THE EXERCISE: Quote each line of the material verbatim, without the pictures.

-=-=-=-=-

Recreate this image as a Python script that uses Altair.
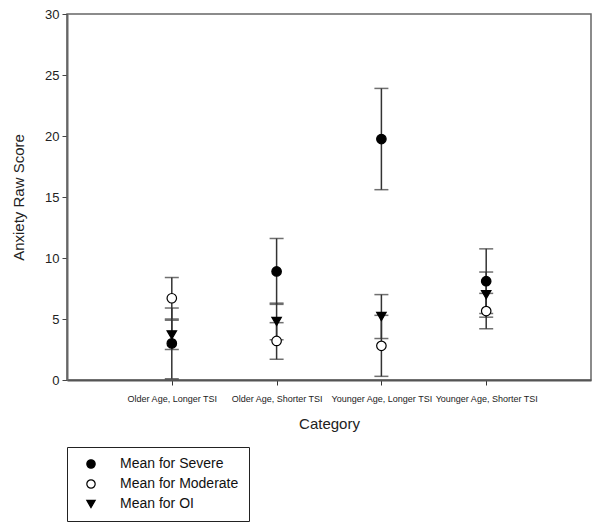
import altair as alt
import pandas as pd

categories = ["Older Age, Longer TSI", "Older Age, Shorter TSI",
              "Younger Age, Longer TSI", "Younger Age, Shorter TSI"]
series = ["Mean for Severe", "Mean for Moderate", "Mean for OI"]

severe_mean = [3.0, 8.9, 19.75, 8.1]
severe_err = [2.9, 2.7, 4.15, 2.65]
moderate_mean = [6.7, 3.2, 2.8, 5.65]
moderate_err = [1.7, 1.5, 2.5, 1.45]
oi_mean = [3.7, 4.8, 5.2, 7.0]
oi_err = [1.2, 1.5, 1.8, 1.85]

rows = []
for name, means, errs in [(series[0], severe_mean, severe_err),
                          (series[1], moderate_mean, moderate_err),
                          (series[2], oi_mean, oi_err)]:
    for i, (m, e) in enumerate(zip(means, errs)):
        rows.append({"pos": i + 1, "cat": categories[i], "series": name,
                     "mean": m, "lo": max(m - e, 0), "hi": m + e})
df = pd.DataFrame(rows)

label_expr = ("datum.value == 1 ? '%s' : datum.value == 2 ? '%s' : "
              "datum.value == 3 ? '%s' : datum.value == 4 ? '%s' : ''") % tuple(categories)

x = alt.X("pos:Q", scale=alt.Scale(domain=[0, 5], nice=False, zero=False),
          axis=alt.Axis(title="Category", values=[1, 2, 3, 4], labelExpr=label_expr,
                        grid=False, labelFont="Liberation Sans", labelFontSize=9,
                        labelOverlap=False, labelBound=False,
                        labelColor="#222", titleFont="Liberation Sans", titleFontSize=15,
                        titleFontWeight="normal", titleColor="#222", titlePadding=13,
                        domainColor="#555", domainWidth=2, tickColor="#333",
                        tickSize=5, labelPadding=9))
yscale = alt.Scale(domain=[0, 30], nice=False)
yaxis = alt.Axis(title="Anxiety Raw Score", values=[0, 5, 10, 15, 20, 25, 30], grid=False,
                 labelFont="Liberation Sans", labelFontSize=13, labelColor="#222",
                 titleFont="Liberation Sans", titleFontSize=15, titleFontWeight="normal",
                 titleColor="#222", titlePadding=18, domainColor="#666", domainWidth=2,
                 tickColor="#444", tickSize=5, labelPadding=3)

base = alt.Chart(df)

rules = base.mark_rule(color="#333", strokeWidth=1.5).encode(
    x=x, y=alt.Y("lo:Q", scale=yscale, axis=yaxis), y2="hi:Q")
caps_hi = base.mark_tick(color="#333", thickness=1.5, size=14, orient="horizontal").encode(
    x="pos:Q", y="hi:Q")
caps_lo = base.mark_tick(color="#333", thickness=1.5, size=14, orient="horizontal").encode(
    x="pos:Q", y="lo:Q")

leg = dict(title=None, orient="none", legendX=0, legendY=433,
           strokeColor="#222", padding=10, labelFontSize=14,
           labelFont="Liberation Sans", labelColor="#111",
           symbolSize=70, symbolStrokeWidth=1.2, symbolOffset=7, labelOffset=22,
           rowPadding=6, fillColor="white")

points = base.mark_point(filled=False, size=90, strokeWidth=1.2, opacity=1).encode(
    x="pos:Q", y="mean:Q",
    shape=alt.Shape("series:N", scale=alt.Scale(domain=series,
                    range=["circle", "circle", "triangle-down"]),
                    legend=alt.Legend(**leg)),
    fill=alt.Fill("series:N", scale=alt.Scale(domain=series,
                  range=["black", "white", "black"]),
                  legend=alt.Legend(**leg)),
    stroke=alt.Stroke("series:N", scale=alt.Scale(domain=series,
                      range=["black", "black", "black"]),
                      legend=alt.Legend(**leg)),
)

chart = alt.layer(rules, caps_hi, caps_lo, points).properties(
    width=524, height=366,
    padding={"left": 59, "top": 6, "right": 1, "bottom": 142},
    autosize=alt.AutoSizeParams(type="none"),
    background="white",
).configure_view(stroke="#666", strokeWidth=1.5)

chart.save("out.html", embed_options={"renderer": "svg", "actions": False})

-=-=-=-=-

IN RESPONSE:
Recreate this image as a Python script that uses Altair.
import altair as alt
import pandas as pd

categories = ["Older Age, Longer TSI", "Older Age, Shorter TSI",
              "Younger Age, Longer TSI", "Younger Age, Shorter TSI"]
series = ["Mean for Severe", "Mean for Moderate", "Mean for OI"]

severe_mean = [3.0, 8.9, 19.75, 8.1]
severe_err = [2.9, 2.7, 4.15, 2.65]
moderate_mean = [6.7, 3.2, 2.8, 5.65]
moderate_err = [1.7, 1.5, 2.5, 1.45]
oi_mean = [3.7, 4.8, 5.2, 7.0]
oi_err = [1.2, 1.5, 1.8, 1.85]

rows = []
for name, means, errs in [(series[0], severe_mean, severe_err),
                          (series[1], moderate_mean, moderate_err),
                          (series[2], oi_mean, oi_err)]:
    for i, (m, e) in enumerate(zip(means, errs)):
        rows.append({"pos": i + 1, "cat": categories[i], "series": name,
                     "mean": m, "lo": max(m - e, 0), "hi": m + e})
df = pd.DataFrame(rows)

label_expr = ("datum.value == 1 ? '%s' : datum.value == 2 ? '%s' : "
              "datum.value == 3 ? '%s' : datum.value == 4 ? '%s' : ''") % tuple(categories)

x = alt.X("pos:Q", scale=alt.Scale(domain=[0, 5], nice=False, zero=False),
          axis=alt.Axis(title="Category", values=[1, 2, 3, 4], labelExpr=label_expr,
                        grid=False, labelFont="Liberation Sans", labelFontSize=9,
                        labelOverlap=False, labelBound=False,
                        labelColor="#222", titleFont="Liberation Sans", titleFontSize=15,
                        titleFontWeight="normal", titleColor="#222", titlePadding=13,
                        domainColor="#555", domainWidth=2, tickColor="#333",
                        tickSize=5, labelPadding=9))
yscale = alt.Scale(domain=[0, 30], nice=False)
yaxis = alt.Axis(title="Anxiety Raw Score", values=[0, 5, 10, 15, 20, 25, 30], grid=False,
                 labelFont="Liberation Sans", labelFontSize=13, labelColor="#222",
                 titleFont="Liberation Sans", titleFontSize=15, titleFontWeight="normal",
                 titleColor="#222", titlePadding=18, domainColor="#666", domainWidth=2,
                 tickColor="#444", tickSize=5, labelPadding=3)

base = alt.Chart(df)

rules = base.mark_rule(color="#333", strokeWidth=1.5).encode(
    x=x, y=alt.Y("lo:Q", scale=yscale, axis=yaxis), y2="hi:Q")
caps_hi = base.mark_tick(color="#333", thickness=1.5, size=14, orient="horizontal").encode(
    x="pos:Q", y="hi:Q")
caps_lo = base.mark_tick(color="#333", thickness=1.5, size=14, orient="horizontal").encode(
    x="pos:Q", y="lo:Q")

leg = dict(title=None, orient="none", legendX=0, legendY=433,
           strokeColor="#222", padding=10, labelFontSize=14,
           labelFont="Liberation Sans", labelColor="#111",
           symbolSize=70, symbolStrokeWidth=1.2, symbolOffset=7, labelOffset=22,
           rowPadding=6, fillColor="white")

points = base.mark_point(filled=False, size=90, strokeWidth=1.2, opacity=1).encode(
    x="pos:Q", y="mean:Q",
    shape=alt.Shape("series:N", scale=alt.Scale(domain=series,
                    range=["circle", "circle", "triangle-down"]),
                    legend=alt.Legend(**leg)),
    fill=alt.Fill("series:N", scale=alt.Scale(domain=series,
                  range=["black", "white", "black"]),
                  legend=alt.Legend(**leg)),
    stroke=alt.Stroke("series:N", scale=alt.Scale(domain=series,
                      range=["black", "black", "black"]),
                      legend=alt.Legend(**leg)),
)

chart = alt.layer(rules, caps_hi, caps_lo, points).properties(
    width=524, height=366,
    padding={"left": 59, "top": 6, "right": 1, "bottom": 142},
    autosize=alt.AutoSizeParams(type="none"),
    background="white",
).configure_view(stroke="#666", strokeWidth=1.5)

chart.save("out.html", embed_options={"renderer": "svg", "actions": False})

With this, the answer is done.